* STATED TASK *
Answer with a single number: the count of lines that include the string "Output".

* SUPPLIED ENTRIES *
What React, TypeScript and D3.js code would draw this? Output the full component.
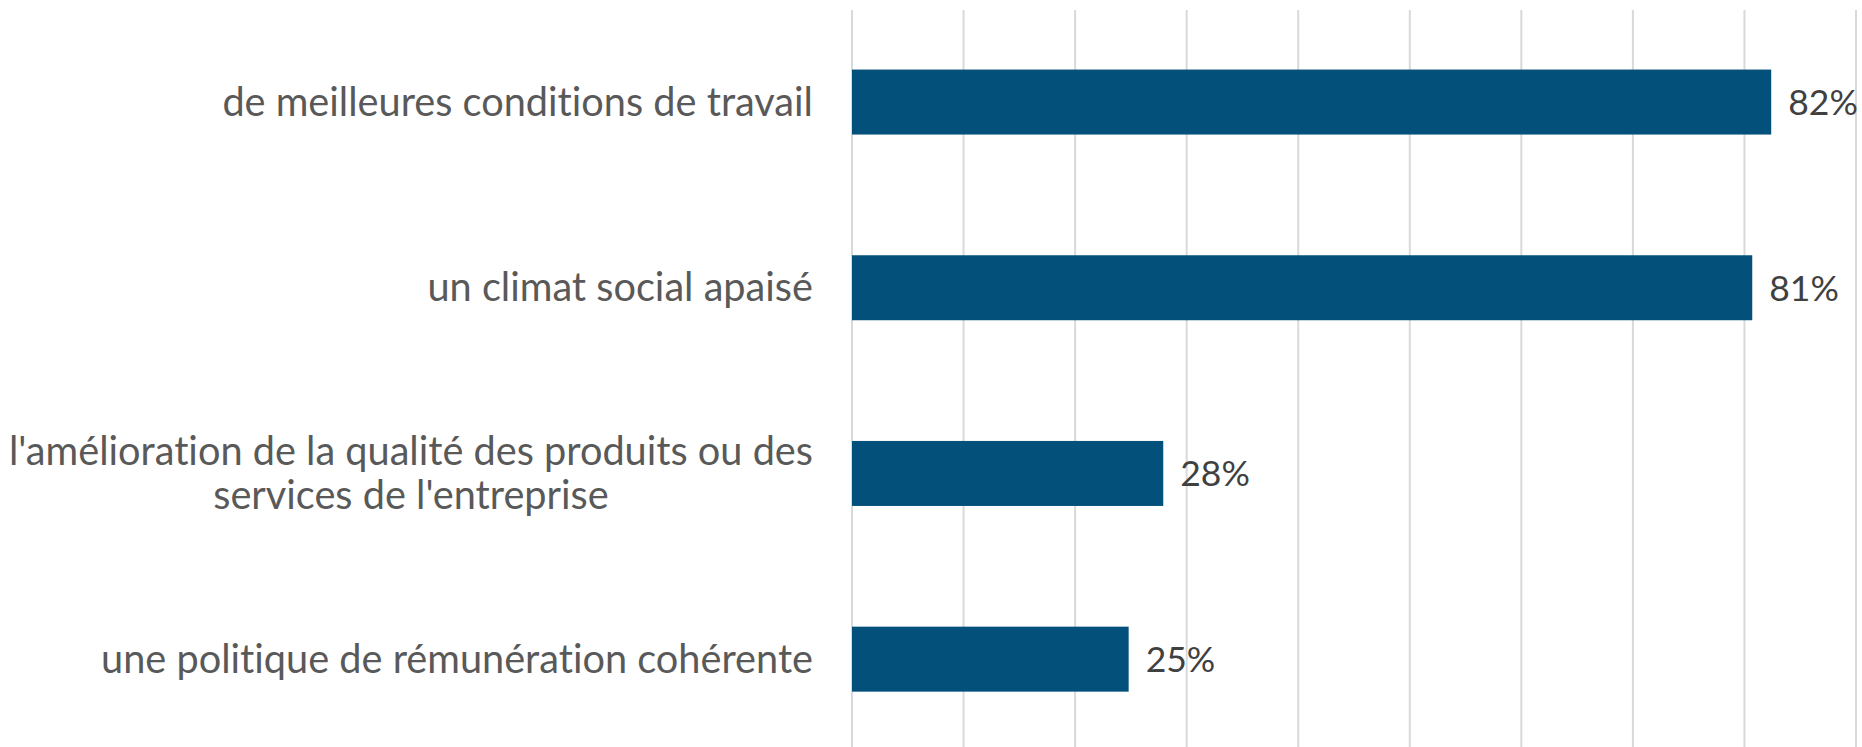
import React, { useEffect, useRef } from "react";
import * as d3 from "d3";

const categories: string[] = [
  "de meilleures conditions de travail",
  "un climat social apaisé",
  "l'amélioration de la qualité des produits ou des\nservices de l'entreprise",
  "une politique de rémunération cohérente",
];
const values: number[] = [0.824, 0.807, 0.279, 0.248];
const axisMax = 0.9;

const W = 1862;
const H = 747;

export default function App() {
  const ref = useRef<SVGSVGElement | null>(null);

  useEffect(() => {
    const svg = d3.select(ref.current);
    svg.selectAll("*").remove();

    const x = d3.scaleLinear().domain([0, axisMax]).range([852, 1856]);
    const y = d3
      .scaleBand<string>()
      .domain(categories)
      .range([9.2, 752])
      .paddingInner(0.65)
      .paddingOuter(0.325);

    const font = "Lato, 'Open Sans', sans-serif";
    const fsVal = 35.5;
    const fsCat = 39.7;

    // gridlines
    svg
      .append("g")
      .selectAll("line")
      .data(x.ticks(9))
      .join("line")
      .attr("x1", (d) => x(d))
      .attr("x2", (d) => x(d))
      .attr("y1", 10)
      .attr("y2", H)
      .attr("stroke", "#d9d9d9")
      .attr("stroke-width", 2);

    // bars
    svg
      .append("g")
      .selectAll("rect")
      .data(categories)
      .join("rect")
      .attr("x", x(0))
      .attr("y", (d) => y(d)!)
      .attr("width", (d, i) => x(values[i]) - x(0))
      .attr("height", y.bandwidth())
      .attr("fill", "#03517a");

    // value labels
    const fmt = d3.format(".0%");
    svg
      .append("g")
      .selectAll("text")
      .data(categories)
      .join("text")
      .attr("x", (d, i) => x(values[i]) + 17)
      .attr("y", (d) => y(d)! + y.bandwidth() / 2)
      .attr("dy", "0.36em")
      .attr("font-family", font)
      .attr("font-size", fsVal)
      .attr("fill", "#404040")
      .text((d, i) => fmt(values[i]));

    // category labels
    const lineH = 44;
    const labelRight = 813;
    categories.forEach((c) => {
      const lines = c.split("\n");
      const g = svg.append("g");
      const cy = y(c)! + y.bandwidth() / 2;
      lines.forEach((ln, i) => {
        g.append("text")
          .attr("x", 0)
          .attr("y", cy + (i - (lines.length - 1) / 2) * lineH)
          .attr("dy", "0.34em")
          .attr("text-anchor", "middle")
          .attr("font-family", font)
          .attr("font-size", fsCat)
          .style("font-variant-ligatures", "none")
          .attr("fill", "#595959")
          .text(ln);
      });
      const bb = (g.node() as SVGGElement).getBBox();
      g.attr("transform", `translate(${labelRight - (bb.x + bb.width)},0)`);
    });
  }, []);

  return (
    <svg
      ref={ref}
      width={W}
      height={H}
      style={{ position: "absolute", left: 0, top: 0, background: "#ffffff" }}
    />
  );
}
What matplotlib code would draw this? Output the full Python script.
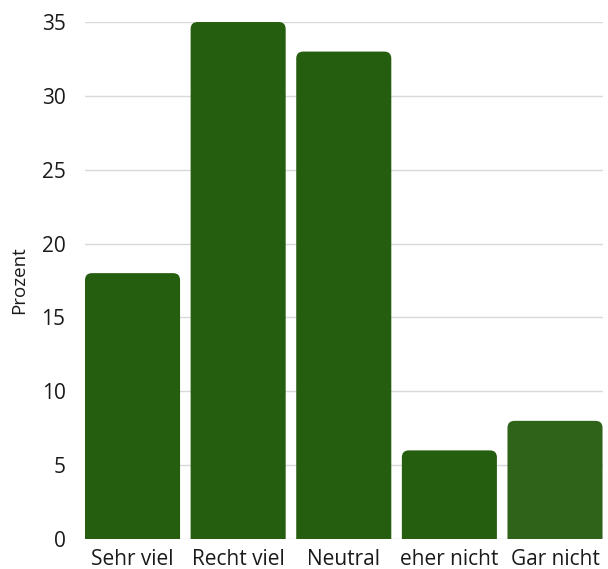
import matplotlib.pyplot as plt
from matplotlib.patches import FancyBboxPatch

plt.rcParams['font.family'] = ['Open Sans', 'DejaVu Sans']

kategorien = ["Sehr viel", "Recht viel", "Neutral", "eher nicht", "Gar nicht"]
prozent = [18, 35, 33, 6, 8]
farben = ["#265e0f", "#265e0f", "#265e0f", "#265e0f", "#2f631a"]

fig = plt.figure(figsize=(6.08, 5.69), dpi=100)
ax = fig.add_axes([0.1398, 0.0527, 0.8512, 0.9086])

bars = ax.bar(range(len(kategorien)), prozent, width=0.9, color=farben, zorder=2)

# top corners rounded: replace each rectangle by a rounded box extending below zero
px_x = 0.8512 * 608 / 4.9
px_y = 0.9086 * 569 / 35
r = 7 / px_x
for b in bars:
    x, w, h = b.get_x(), b.get_width(), b.get_height()
    patch = FancyBboxPatch((x, -1), w, h + 1,
                           boxstyle=f"round,pad=0,rounding_size={r}",
                           mutation_aspect=px_x / px_y,
                           facecolor=b.get_facecolor(), edgecolor="none",
                           zorder=2, clip_on=True)
    b.set_visible(False)
    ax.add_patch(patch)

ax.set_xlim(-0.45, 4.45)
ax.set_ylim(0, 35)
ax.set_yticks(range(0, 36, 5))
ax.set_xticks(range(len(kategorien)))
ax.set_xticklabels(kategorien)
ax.yaxis.grid(True, color="#d9d9d9", linewidth=1, zorder=0)
ax.set_axisbelow(True)
for s in ax.spines.values():
    s.set_visible(False)
ax.tick_params(axis="both", length=0, labelsize=15, colors="#1a1a1a")
ax.tick_params(axis="y", pad=14)
ax.tick_params(axis="x", pad=7)
ax.set_ylabel("Prozent", fontsize=13.5, color="#1a1a1a", labelpad=10)

fig.savefig("out.png", dpi=100)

* FINAL RESULT *
2